BEGIN DATA PROVIDED

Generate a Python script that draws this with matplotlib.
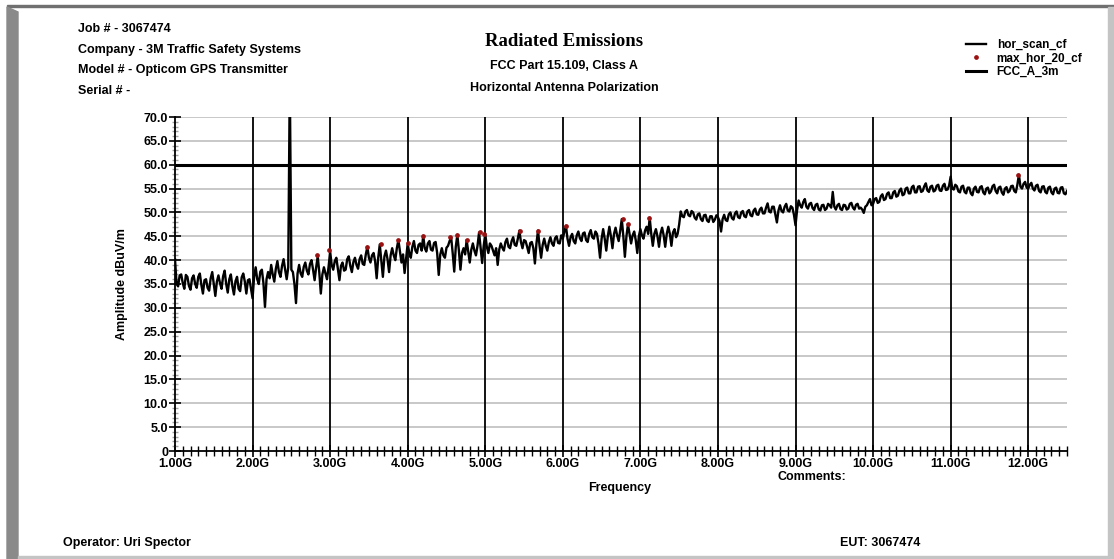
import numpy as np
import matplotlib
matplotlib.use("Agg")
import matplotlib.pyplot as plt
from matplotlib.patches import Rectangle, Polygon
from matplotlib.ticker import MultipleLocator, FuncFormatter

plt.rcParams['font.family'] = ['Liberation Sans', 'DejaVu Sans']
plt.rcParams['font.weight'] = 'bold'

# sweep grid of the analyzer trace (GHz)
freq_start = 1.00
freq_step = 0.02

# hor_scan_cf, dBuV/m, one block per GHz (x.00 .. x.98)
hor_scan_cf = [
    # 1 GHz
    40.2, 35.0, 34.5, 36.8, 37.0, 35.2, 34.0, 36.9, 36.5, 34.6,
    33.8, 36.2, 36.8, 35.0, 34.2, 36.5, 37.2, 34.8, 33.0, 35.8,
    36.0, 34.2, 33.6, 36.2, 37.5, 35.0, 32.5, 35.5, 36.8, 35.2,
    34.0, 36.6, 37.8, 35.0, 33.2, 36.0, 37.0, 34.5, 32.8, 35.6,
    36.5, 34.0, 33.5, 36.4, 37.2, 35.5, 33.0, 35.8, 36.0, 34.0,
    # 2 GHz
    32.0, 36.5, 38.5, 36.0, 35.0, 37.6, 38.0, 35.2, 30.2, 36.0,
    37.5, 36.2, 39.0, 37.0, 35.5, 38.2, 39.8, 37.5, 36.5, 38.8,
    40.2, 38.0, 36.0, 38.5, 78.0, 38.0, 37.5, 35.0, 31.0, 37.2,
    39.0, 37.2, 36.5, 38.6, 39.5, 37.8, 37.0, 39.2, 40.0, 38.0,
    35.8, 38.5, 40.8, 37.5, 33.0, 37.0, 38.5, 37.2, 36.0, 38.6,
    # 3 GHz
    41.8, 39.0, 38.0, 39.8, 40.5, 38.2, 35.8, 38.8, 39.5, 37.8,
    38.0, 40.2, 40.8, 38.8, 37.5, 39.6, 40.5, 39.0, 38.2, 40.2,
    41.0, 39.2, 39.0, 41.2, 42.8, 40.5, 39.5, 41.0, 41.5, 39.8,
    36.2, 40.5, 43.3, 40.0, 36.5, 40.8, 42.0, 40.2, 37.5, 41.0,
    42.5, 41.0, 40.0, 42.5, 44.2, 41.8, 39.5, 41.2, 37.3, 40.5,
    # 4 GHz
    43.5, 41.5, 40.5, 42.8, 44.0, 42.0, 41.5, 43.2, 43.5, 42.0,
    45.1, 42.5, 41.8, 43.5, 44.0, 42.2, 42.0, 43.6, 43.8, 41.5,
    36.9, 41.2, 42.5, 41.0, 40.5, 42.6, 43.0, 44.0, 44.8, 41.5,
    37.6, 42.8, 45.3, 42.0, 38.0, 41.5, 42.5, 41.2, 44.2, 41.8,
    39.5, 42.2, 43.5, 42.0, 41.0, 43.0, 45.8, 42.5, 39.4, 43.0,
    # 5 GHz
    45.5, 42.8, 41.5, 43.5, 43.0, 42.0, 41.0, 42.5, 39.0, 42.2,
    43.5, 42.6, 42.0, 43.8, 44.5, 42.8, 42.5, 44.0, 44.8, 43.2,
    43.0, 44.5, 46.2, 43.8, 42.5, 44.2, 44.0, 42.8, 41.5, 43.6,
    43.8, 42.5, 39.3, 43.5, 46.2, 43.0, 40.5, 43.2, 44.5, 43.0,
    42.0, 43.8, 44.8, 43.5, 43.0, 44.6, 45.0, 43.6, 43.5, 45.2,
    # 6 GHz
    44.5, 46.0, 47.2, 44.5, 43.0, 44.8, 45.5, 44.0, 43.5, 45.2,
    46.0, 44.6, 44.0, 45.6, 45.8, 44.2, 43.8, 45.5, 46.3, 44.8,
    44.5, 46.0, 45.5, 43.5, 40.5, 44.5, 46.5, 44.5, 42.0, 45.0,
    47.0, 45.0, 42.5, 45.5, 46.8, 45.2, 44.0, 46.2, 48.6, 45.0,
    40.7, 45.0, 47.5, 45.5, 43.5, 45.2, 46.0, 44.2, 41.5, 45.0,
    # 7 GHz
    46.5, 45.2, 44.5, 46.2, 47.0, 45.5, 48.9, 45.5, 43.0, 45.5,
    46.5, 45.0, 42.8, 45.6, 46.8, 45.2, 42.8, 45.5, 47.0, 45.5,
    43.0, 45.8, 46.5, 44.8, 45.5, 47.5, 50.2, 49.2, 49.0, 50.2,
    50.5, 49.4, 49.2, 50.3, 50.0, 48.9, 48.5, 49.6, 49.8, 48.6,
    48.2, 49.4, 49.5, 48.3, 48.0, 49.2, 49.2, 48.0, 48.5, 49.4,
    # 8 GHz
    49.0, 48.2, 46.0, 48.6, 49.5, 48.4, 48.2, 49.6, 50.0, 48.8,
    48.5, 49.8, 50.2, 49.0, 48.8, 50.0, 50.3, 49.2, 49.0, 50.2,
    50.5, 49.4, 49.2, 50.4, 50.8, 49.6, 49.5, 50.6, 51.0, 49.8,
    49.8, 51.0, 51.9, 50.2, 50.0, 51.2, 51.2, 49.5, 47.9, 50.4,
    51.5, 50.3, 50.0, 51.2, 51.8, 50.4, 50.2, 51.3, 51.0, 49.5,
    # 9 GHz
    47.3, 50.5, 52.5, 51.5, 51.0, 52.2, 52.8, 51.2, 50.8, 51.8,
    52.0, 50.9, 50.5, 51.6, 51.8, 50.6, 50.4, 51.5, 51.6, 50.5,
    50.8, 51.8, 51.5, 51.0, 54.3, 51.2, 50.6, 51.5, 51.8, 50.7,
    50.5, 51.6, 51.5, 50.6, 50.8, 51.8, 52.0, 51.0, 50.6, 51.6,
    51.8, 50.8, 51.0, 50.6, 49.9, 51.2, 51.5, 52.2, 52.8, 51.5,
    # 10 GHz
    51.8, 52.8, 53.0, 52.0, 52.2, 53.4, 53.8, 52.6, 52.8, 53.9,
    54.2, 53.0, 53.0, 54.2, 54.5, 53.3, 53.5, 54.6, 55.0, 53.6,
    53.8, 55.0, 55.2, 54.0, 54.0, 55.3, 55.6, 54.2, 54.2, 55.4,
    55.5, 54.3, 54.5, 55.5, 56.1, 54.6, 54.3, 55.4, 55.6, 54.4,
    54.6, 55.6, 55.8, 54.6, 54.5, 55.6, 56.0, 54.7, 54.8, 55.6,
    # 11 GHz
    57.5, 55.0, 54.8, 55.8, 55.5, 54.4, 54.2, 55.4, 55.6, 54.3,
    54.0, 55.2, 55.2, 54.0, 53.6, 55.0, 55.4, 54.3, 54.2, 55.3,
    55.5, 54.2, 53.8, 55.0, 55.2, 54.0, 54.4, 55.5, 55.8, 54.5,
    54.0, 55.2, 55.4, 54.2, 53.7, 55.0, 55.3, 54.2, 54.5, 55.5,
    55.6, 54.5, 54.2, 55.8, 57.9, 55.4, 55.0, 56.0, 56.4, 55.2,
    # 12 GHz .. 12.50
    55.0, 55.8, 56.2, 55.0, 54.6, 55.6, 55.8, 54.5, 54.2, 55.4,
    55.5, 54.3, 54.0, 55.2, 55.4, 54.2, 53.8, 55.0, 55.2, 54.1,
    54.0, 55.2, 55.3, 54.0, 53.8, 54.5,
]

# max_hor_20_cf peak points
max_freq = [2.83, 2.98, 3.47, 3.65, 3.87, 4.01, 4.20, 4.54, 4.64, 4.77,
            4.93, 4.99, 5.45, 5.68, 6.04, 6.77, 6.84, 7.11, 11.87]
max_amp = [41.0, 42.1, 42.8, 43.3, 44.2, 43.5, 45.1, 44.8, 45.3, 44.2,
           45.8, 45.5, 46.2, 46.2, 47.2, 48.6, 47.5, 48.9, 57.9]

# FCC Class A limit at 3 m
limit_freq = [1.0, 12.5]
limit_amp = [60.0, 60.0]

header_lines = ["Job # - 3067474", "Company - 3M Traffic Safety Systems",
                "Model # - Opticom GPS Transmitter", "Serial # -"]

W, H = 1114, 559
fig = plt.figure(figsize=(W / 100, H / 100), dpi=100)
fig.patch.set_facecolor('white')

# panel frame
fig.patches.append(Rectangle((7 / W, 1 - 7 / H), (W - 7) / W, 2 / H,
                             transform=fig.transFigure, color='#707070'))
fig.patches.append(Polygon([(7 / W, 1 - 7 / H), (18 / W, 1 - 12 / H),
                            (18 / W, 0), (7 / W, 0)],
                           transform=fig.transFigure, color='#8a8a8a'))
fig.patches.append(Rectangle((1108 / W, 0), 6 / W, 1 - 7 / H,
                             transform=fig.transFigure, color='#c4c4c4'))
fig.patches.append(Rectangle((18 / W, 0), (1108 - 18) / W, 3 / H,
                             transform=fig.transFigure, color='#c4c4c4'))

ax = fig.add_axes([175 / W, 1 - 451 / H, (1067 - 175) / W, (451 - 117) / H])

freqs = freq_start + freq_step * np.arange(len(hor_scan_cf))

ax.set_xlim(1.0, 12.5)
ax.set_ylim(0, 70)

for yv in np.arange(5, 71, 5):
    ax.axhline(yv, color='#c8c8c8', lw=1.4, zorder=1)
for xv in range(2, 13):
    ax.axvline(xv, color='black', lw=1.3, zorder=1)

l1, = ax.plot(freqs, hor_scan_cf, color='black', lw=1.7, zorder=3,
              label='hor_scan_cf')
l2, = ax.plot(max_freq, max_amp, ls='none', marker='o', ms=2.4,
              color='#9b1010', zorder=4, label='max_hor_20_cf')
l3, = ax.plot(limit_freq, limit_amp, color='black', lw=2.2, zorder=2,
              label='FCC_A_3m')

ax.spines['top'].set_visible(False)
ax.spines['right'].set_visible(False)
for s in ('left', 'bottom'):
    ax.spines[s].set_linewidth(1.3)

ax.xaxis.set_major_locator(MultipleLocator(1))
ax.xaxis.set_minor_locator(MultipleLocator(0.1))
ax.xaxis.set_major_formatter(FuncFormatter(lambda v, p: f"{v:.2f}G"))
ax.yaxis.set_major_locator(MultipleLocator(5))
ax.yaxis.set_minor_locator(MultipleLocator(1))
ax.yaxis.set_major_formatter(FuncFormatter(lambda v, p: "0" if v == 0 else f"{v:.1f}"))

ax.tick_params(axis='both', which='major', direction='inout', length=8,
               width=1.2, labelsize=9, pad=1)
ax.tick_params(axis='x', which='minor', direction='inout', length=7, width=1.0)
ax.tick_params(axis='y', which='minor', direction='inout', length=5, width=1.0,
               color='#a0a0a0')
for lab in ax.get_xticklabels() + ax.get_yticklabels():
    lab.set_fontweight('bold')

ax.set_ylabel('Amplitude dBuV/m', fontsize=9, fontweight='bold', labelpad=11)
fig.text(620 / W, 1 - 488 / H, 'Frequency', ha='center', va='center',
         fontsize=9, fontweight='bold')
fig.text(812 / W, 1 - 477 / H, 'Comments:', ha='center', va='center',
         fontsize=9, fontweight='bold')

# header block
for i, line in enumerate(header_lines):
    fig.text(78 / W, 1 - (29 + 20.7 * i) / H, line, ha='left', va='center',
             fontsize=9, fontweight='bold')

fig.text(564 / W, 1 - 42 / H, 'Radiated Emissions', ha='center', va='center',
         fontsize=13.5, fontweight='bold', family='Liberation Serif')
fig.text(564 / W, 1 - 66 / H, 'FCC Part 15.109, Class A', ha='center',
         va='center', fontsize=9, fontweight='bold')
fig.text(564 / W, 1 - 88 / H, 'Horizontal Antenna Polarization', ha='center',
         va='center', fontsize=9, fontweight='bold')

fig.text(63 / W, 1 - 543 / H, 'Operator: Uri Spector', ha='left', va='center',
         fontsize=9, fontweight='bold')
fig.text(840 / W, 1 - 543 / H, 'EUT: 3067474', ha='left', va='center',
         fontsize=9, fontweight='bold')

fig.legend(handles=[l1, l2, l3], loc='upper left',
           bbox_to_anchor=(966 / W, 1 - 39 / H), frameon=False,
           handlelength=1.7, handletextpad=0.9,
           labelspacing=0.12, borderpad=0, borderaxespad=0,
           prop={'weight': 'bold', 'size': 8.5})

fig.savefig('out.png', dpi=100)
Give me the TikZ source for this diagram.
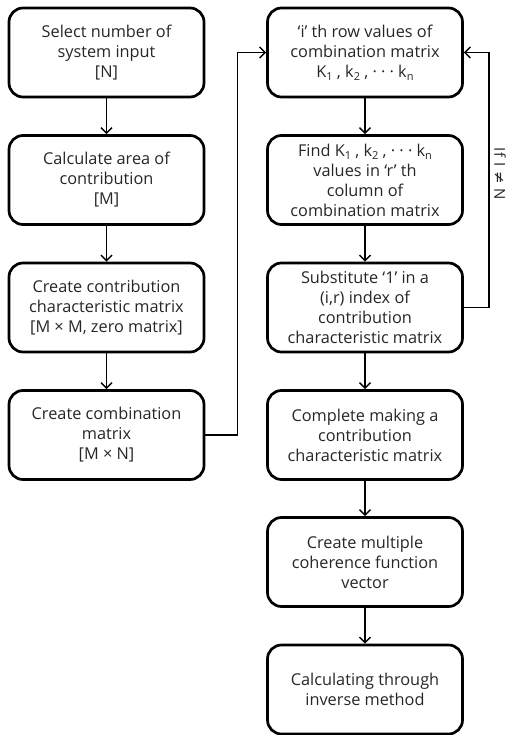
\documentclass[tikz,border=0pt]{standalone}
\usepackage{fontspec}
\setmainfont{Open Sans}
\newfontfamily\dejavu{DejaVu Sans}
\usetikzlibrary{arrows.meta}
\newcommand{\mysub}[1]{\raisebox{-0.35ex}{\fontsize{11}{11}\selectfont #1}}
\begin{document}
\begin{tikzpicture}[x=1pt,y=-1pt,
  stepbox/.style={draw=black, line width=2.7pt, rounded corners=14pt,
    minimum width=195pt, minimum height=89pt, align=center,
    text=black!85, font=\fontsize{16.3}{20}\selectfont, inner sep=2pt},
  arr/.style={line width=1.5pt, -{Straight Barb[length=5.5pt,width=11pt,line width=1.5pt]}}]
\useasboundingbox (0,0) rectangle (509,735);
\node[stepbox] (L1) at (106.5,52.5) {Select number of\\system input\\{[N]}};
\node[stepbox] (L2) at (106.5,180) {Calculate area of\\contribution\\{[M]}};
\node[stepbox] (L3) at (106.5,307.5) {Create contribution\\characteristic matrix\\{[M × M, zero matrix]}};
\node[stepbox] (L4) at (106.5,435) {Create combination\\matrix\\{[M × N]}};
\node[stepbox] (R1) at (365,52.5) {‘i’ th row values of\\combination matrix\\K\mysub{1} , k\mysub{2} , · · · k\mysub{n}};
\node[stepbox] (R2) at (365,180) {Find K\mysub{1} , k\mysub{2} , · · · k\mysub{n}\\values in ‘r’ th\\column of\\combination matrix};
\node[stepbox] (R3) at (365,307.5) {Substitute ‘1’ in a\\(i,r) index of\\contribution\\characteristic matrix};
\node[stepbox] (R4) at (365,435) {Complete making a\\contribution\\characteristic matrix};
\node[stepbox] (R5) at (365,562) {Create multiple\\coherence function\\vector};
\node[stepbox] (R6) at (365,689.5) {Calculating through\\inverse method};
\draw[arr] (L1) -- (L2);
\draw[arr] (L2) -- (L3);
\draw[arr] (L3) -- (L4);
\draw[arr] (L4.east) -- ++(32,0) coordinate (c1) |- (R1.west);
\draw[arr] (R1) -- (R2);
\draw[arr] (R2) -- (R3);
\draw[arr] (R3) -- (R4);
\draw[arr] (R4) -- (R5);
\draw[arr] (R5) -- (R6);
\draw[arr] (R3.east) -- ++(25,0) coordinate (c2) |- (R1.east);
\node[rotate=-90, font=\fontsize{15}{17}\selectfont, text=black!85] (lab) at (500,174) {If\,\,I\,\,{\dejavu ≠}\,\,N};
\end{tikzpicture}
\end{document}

END DATA PROVIDED

■ **SHORT EXERCISE**
Each line from the top of the material through the line containing "from matplotlib.ticker import" should be reproduced exactly; please drop any images.

■ **THE ANSWER**
Generate a Python script that draws this with matplotlib.
import numpy as np
import matplotlib
matplotlib.use("Agg")
import matplotlib.pyplot as plt
from matplotlib.patches import Rectangle, Polygon
from matplotlib.ticker import MultipleLocator, FuncFormatter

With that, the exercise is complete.